The first powered his family's compound, allowing William and his sisters to study at night. It also did away with the crude kerosene lamps that produced thick, black smoke and caused yearly respiratory infections. A second windmill pumped water for irrigation.
Better still, it wasn't Western reporters who first exposed William's story to the public, but other Africans. William now represents what's being called Africa's new "cheetah generation," a force of energetic young people — many empowered by access to cheap Internet and mobile technology — that are refusing to sit still while their ineffectual governments do nothing. And their numbers are growing.

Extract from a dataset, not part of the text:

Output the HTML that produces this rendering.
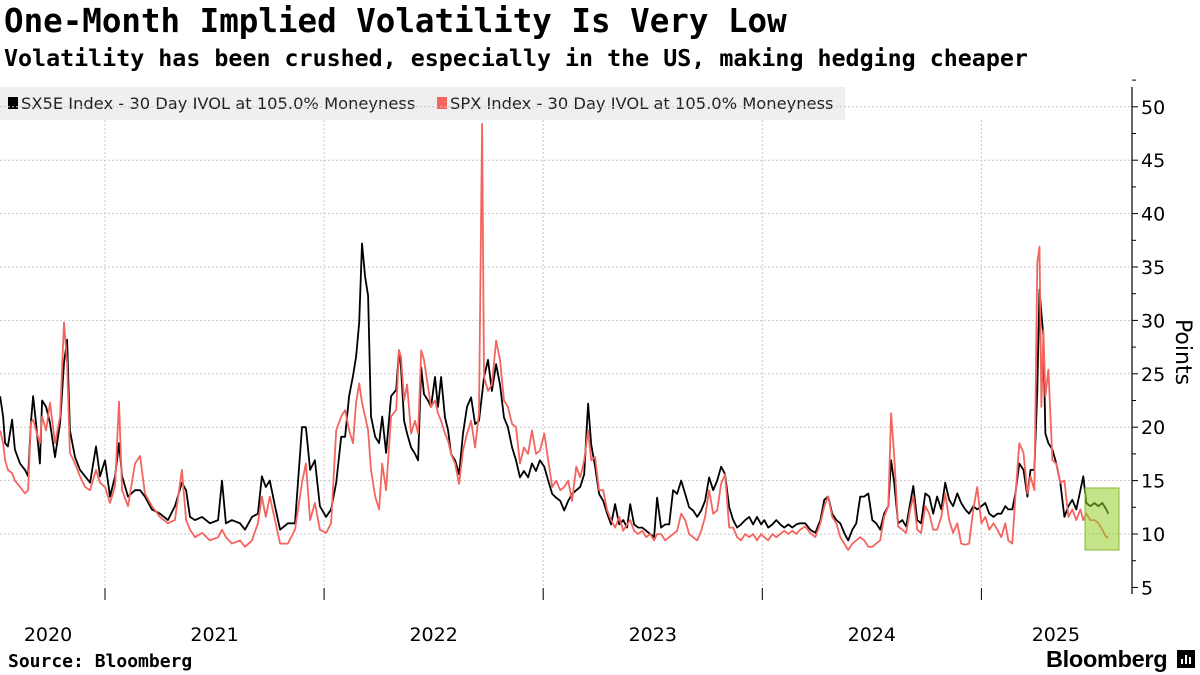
<!DOCTYPE html>
<html><head><meta charset="utf-8">
<style>
html,body{margin:0;padding:0;background:#fff;width:1200px;height:675px;overflow:hidden;font-family:"DejaVu Sans",sans-serif;}
#title{position:absolute;left:4px;top:2px;font-size:32.5px;font-weight:bold;color:#000;font-family:"DejaVu Sans Mono","Liberation Mono",monospace;white-space:nowrap;}
#subtitle{position:absolute;left:4px;top:45px;font-size:23.3px;font-weight:bold;color:#000;font-family:"DejaVu Sans Mono","Liberation Mono",monospace;white-space:nowrap;}
#src{position:absolute;left:8px;top:651px;font-size:18px;font-weight:bold;font-family:"DejaVu Sans Mono","Liberation Mono",monospace;}
#brand{position:absolute;left:1046px;top:646px;font-size:23.5px;font-weight:bold;letter-spacing:-0.3px;font-family:"Liberation Sans",sans-serif;}
svg{position:absolute;left:0;top:0;}
</style></head><body>
<div id="title">One-Month Implied Volatility Is Very Low</div>
<div id="subtitle">Volatility has been crushed, especially in the US, making hedging cheaper</div>
<svg id="chart" width="1200" height="675"></svg>
<div id="src">Source: Bloomberg</div>
<div id="brand">Bloomberg</div>
<svg width="1200" height="675" style="pointer-events:none"><rect x="1177" y="650" width="18" height="18" fill="#000"/><rect x="1181" y="659" width="2" height="5" fill="#fff"/><rect x="1185" y="655" width="2" height="9" fill="#fff"/><rect x="1189" y="657" width="2" height="7" fill="#fff"/></svg>
<script>
const dates = [2020.521,2020.535,2020.544,2020.557,2020.576,2020.589,2020.612,2020.635,2020.649,2020.662,2020.672,2020.685,2020.703,2020.713,2020.731,2020.749,2020.772,2020.795,2020.813,2020.827,2020.840,2020.863,2020.886,2020.909,2020.932,2020.959,2020.977,2021.000,
2021.023,2021.046,2021.064,2021.078,2021.105,2021.137,2021.160,2021.182,2021.214,2021.251,2021.287,2021.319,2021.351,2021.370,2021.388,2021.411,2021.443,2021.479,2021.516,2021.534,2021.552,2021.579,2021.616,2021.639,2021.671,2021.698,2021.716,2021.734,2021.752,2021.776,2021.799,2021.835,2021.867,2021.899,2021.917,2021.936,2021.958,2021.981,
2022.009,2022.032,2022.055,2022.078,2022.096,2022.114,2022.132,2022.146,2022.160,2022.173,2022.187,2022.201,2022.214,2022.233,2022.251,2022.265,2022.283,2022.306,2022.329,2022.342,2022.351,2022.365,2022.379,2022.397,2022.415,2022.429,2022.443,2022.456,2022.474,2022.488,2022.506,2022.520,2022.534,2022.552,2022.566,2022.579,2022.598,2022.616,2022.634,2022.652,2022.671,2022.689,2022.707,2022.721,2022.730,2022.748,2022.766,2022.785,2022.803,2022.821,2022.839,2022.858,2022.876,2022.894,2022.912,2022.931,2022.949,2022.967,2022.985,
2023.005,2023.023,2023.041,2023.059,2023.078,2023.096,2023.114,2023.132,2023.151,2023.169,2023.187,2023.205,2023.219,2023.237,2023.255,2023.274,2023.292,2023.310,2023.328,2023.347,2023.365,2023.383,2023.397,2023.415,2023.433,2023.452,2023.470,2023.488,2023.506,2023.520,2023.538,2023.557,2023.575,2023.593,2023.611,2023.630,2023.648,2023.666,2023.684,2023.703,2023.721,2023.739,2023.757,2023.776,2023.794,2023.812,2023.830,2023.849,2023.867,2023.885,2023.903,2023.922,2023.940,2023.958,2023.976,2023.995,
2024.009,2024.027,2024.046,2024.064,2024.082,2024.100,2024.119,2024.137,2024.155,2024.173,2024.196,2024.219,2024.242,2024.265,2024.283,2024.301,2024.319,2024.338,2024.356,2024.374,2024.392,2024.411,2024.429,2024.447,2024.465,2024.484,2024.502,2024.520,2024.538,2024.556,2024.575,2024.588,2024.602,2024.620,2024.639,2024.657,2024.675,2024.689,2024.707,2024.725,2024.744,2024.762,2024.780,2024.798,2024.817,2024.835,2024.853,2024.871,2024.890,2024.908,2024.926,2024.944,2024.963,2024.981,
2025.000,2025.018,2025.036,2025.055,2025.073,2025.091,2025.109,2025.123,2025.141,2025.155,2025.173,2025.192,2025.210,2025.224,2025.242,2025.255,2025.265,2025.274,2025.283,2025.292,2025.306,2025.324,2025.342,2025.360,2025.379,2025.397,2025.415,2025.433,2025.452,2025.465,2025.479,2025.497,2025.516,2025.534,2025.552,2025.570,2025.579];
const sx5e = [22.9,21,18.5,18.2,20.7,17.9,16.6,16,15.4,20.4,22.9,20.4,16.6,22.5,21.9,20.4,17.2,20.4,26,28.2,19.7,17.2,16,15.4,14.8,18.2,15.4,16.9,
13.5,15.4,18.5,15.4,13.5,14.1,14.1,13.5,12.3,11.9,11.3,12.6,14.8,14.1,11.6,11.3,11.6,11,11.3,15,11,11.3,11,10.4,11.6,11.9,15.4,14.4,15,12.6,10.4,11,11,20,20,16,16.9,12.6,
11.6,12.3,14.8,19.1,19.1,22.9,24.8,26.6,29.8,37.2,34.1,32.3,21,19.1,18.5,21,17.6,22.9,23.5,27.2,25.6,20.6,19.4,18.1,17.5,16.9,25.6,23.1,22.5,21.9,24.7,21.9,24.7,20.9,19.7,17.5,16.9,15.6,19.4,21.9,22.8,20.3,20.6,23.1,24.7,26.3,23.4,25.9,24,20.9,20,18.1,16.9,15.3,15.9,15.3,16.6,15.9,16.9,
16.3,15,13.75,13.4,13.1,12.2,13.1,13.75,14.1,14.4,15.6,22.2,18.4,16.3,13.75,13.1,11.9,10.9,12.8,10.9,11.3,10.6,12.8,10.9,10.6,10.6,10.3,10,9.7,13.4,10.6,10.9,10.9,14.1,13.75,15,13.75,12.5,12.2,11.6,12.2,13.1,15.3,14.1,15,16.3,15.6,12.5,11.3,10.6,10.9,11.3,11.6,10.9,11.6,10.9,
11.3,10.6,10.9,11.3,10.9,10.6,10.9,10.6,10.9,11,11,10.4,10.1,11.3,13.2,13.5,11.9,11.3,11,10.1,9.4,10.4,11,13.5,13.5,13.8,11.3,11,10.4,11.9,12.6,16.9,14.8,11,11.3,10.7,12.9,14.5,11.3,11,13.8,13.5,11.9,13.5,12.3,14.8,13.2,12.6,13.8,12.9,12.3,11.9,12.6,12.3,
12.6,12.9,11.9,11.6,11.9,11.9,12.6,12.3,12.3,13.8,16.6,16,13.5,16,16,23.5,32.9,30.7,28.5,19.4,18.5,17.9,16.6,14.8,11.6,12.6,13.2,12.3,14.1,15.4,12.9,12.6,12.9,12.6,12.9,12.3,11.9];
const spx = [19.7,18.5,16.9,16,15.7,15,14.4,13.8,14.1,20.4,20.7,19.7,18.5,21,19.7,22.3,18.5,21,29.8,26,17.6,16.6,15.4,14.4,14.1,16,14.8,14.4,
12.9,14.5,22.4,14.1,12.6,16.6,17.3,13.8,12.6,11.6,11,11.3,16,11.3,10.4,9.7,10.1,9.4,9.7,10.4,9.7,9.1,9.4,8.8,9.4,11,13.5,11.6,13.5,11.3,9.1,9.1,10.4,14.8,16.6,11.3,12.9,10.4,
10.1,11,19.7,21,21.6,19.7,18.5,22.3,24.1,22.3,21,19.7,16,13.5,12.3,16.6,14.1,21,21.6,27.2,26.6,22.5,24,19.4,20.6,19.4,27.2,26.3,23.8,21.9,22.5,21.3,20.6,19.4,18.75,17.5,16.6,14.7,17.8,19.4,20.6,18.1,21.3,48.4,24.7,23.4,24,28.1,26.3,22.5,21.9,20.3,20,16.6,18.1,17.5,19.7,17.5,17.8,
19.4,16.9,14.4,15,14.1,14.4,15,13.1,16.3,15.3,16.9,19.7,16.9,17.2,14.1,14.1,12.2,11.3,10.6,11.6,10.3,10.9,11.3,10.3,10,10.3,9.7,10,9.4,10,10,9.4,9.7,10,10.3,11.9,11.3,10,9.7,9.4,10.3,11.6,14.1,11.9,12.2,14.7,15.6,10.6,10.6,9.7,9.4,10,9.7,10,9.4,10,
9.7,9.4,10,9.7,10,10.3,10,10.3,10,10.4,10.7,10.1,9.7,11,12.6,13.5,11.6,11,9.7,9.1,8.5,9.1,9.4,9.7,9.4,8.8,8.8,9.1,9.4,11.6,12.6,21.3,17.3,10.7,10.4,10.1,12.3,13.5,10.4,10.1,12.6,11.9,10.4,10.4,11.6,13.8,11.3,10.1,11,9.1,9,9.1,12.3,14.4,
11,11.6,10.4,11,10.4,9.7,11,9.4,9.1,13.5,18.5,17.6,13.8,15.4,14.1,35.4,36.9,21.9,29.1,22.9,25.4,16.9,16.6,14.8,15,11.6,12.3,11.3,12.3,11.3,11.9,11.3,11.3,11,10.4,9.7,9.7];
const yTicks = [5,10,15,20,25,30,35,40,45,50];
const yearBounds = [2021,2022,2023,2024,2025];
const yearLabels = ["2020","2021","2022","2023","2024","2025"];
const yearLabelPos = [2020.74,2021.5,2022.5,2023.5,2024.5,2025.34];

const NS="http://www.w3.org/2000/svg";
const svg=document.getElementById('chart');
const xS=t=>105+(t-2021)*219.1;
const yS=v=>534-(v-10)*10.68;
function mk(tag,attrs,parent){const e=document.createElementNS(NS,tag);for(const k in attrs)e.setAttribute(k,attrs[k]);(parent||svg).appendChild(e);return e;}

const lg=mk('rect',{x:0,y:87,width:845,height:33,fill:'#efefef'});


const legendItems=[["SX5E Index - 30 Day IVOL at 105.0% Moneyness","#000",8],["SPX Index - 30 Day IVOL at 105.0% Moneyness","#f4655f",437]];
legendItems.forEach(([txt,c,x],i)=>{
  const s=mk('rect',{x:x,y:97,width:10,height:12,fill:c});
  
  
  const t=mk('text',{x:x+13,y:109,'font-size':'16.3','font-family':'DejaVu Sans, sans-serif',fill:'#222'});
  t.textContent=txt;
  
  
});

yTicks.forEach(v=>{
  if(v===5)return;
  const g=mk('line',{x1:0,x2:1132,y1:yS(v),y2:yS(v),stroke:'#c8c8c8','stroke-width':1,'stroke-dasharray':'2,2'});
  
  
});
yearBounds.forEach(yr=>{
  const g=mk('line',{x1:xS(yr),x2:xS(yr),y1:120,y2:600,stroke:'#c8c8c8','stroke-width':1,'stroke-dasharray':'2,2'});
  
  
});

function series(vals,color,name){
  let d='';
  vals.forEach((v,i)=>{d+=(i?'L':'M')+xS(dates[i]).toFixed(1)+','+yS(v).toFixed(1);});
  const p=mk('path',{d:d,fill:'none',stroke:color,'stroke-width':1.8,'stroke-linejoin':'round'});
  
  
}
series(sx5e,'#000','sx5e-line');
series(spx,'#f4655f','spx-line');

const hb=mk('rect',{x:1085,y:488,width:34,height:62,fill:'rgba(150,205,40,0.55)',stroke:'#86b833','stroke-width':1});



const ax=mk('line',{x1:1132,x2:1132,y1:87,y2:594,stroke:'#000','stroke-width':1.2});


for(let v=5;v<=52.5;v+=2.5){
  const major=(v%5===0);
  const tk=mk('line',{x1:1132,x2:major?1138:1136,y1:yS(v),y2:yS(v),stroke:'#000','stroke-width':1});
  
  
}
yTicks.forEach(v=>{
  const t=mk('text',{x:1141,y:yS(v)+7,'font-size':'19','font-family':'DejaVu Sans, sans-serif',fill:'#000'});
  t.textContent=v;
  
  
});
const yt=mk('text',{x:0,y:0,'font-size':'22','font-family':'DejaVu Sans, sans-serif',fill:'#000',transform:'translate(1176,352) rotate(90)','text-anchor':'middle'});
yt.textContent='Points';



yearBounds.forEach(yr=>{
  const tk=mk('line',{x1:xS(yr),x2:xS(yr),y1:588,y2:600,stroke:'#000','stroke-width':1});
  
  
});
yearLabels.forEach((l,i)=>{
  const t=mk('text',{x:xS(yearLabelPos[i]),y:641,'font-size':'19','font-family':'DejaVu Sans, sans-serif',fill:'#000','text-anchor':'middle'});
  t.textContent=l;
  
  
});
</script>
</body></html>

I first met William in New York City, after he'd received international attention after speaking at the TED Global conference in Arusha, Tanzania. The Wall Street Journal had just put him on the cover, and now he was visiting America for the first time (to see, naturally, the windmills in California). His English was shaky and it made him very shy. But once I traveled to Malawi and stayed in his village, I saw him come alive. Over the course of a year, I lived with his family, shared their meals, and slept in their home. I became close with his mother and father, a kind of bond I'd always found difficult to achieve in places like Congo, where war, trauma, and desperation seemed to tarnish relationships — especially with a white stranger.
Best of all, I watched William continue to push harder. I witnessed his transformation as he returned to high school after spending five years away — like watching someone fill their lungs with oxygen after too long in the deep. We combed the scrapyards and junk piles together, and one afternoon I sat in awe as he turned two nails, wire, and a magnet from a stereo speaker into a complex and functional circuit breaker system. He was like an African MacGyver, and his achievements reaped abundant rewards for his family. With money he made from the book, and through donations from generous well-wishers, he outfitted every house in his village with solar panels and dug a deep well for clean drinking water, then piped it to his father's fields. Over the course of a year, I watched his humble dreams during the famine become reality.

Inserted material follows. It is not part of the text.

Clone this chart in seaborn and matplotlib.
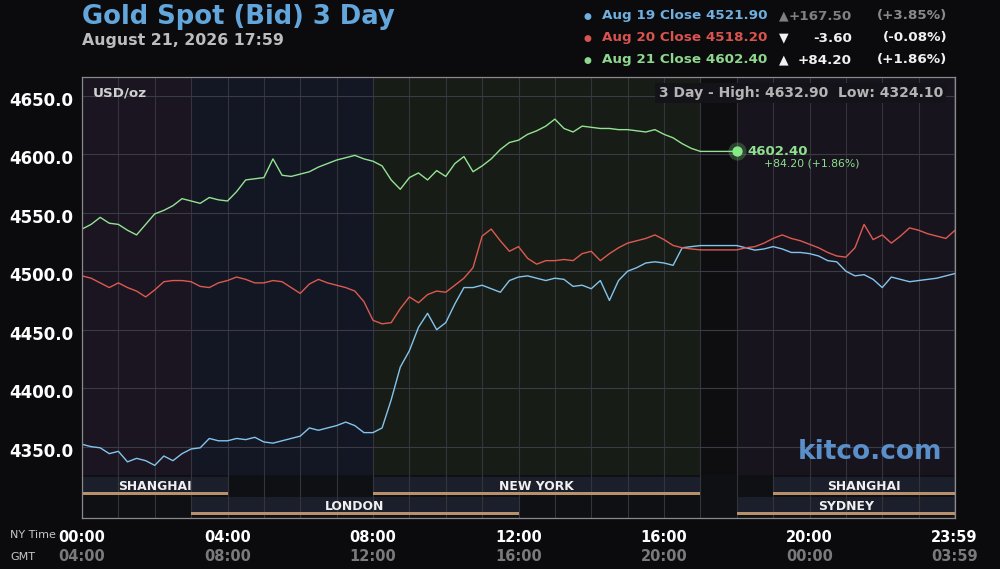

Spending a year with William and writing this book helped remind me of why I fell in love with the continent in the first place. The Boy Who Harnessed the Wind is the kind of against-all-odds tale that resonates with every human being, the kind of story that we all need to hear now and again to remind us of our own potential. We love these stories because within them, we look for ourselves. I'm proud to have finally found that story in Africa.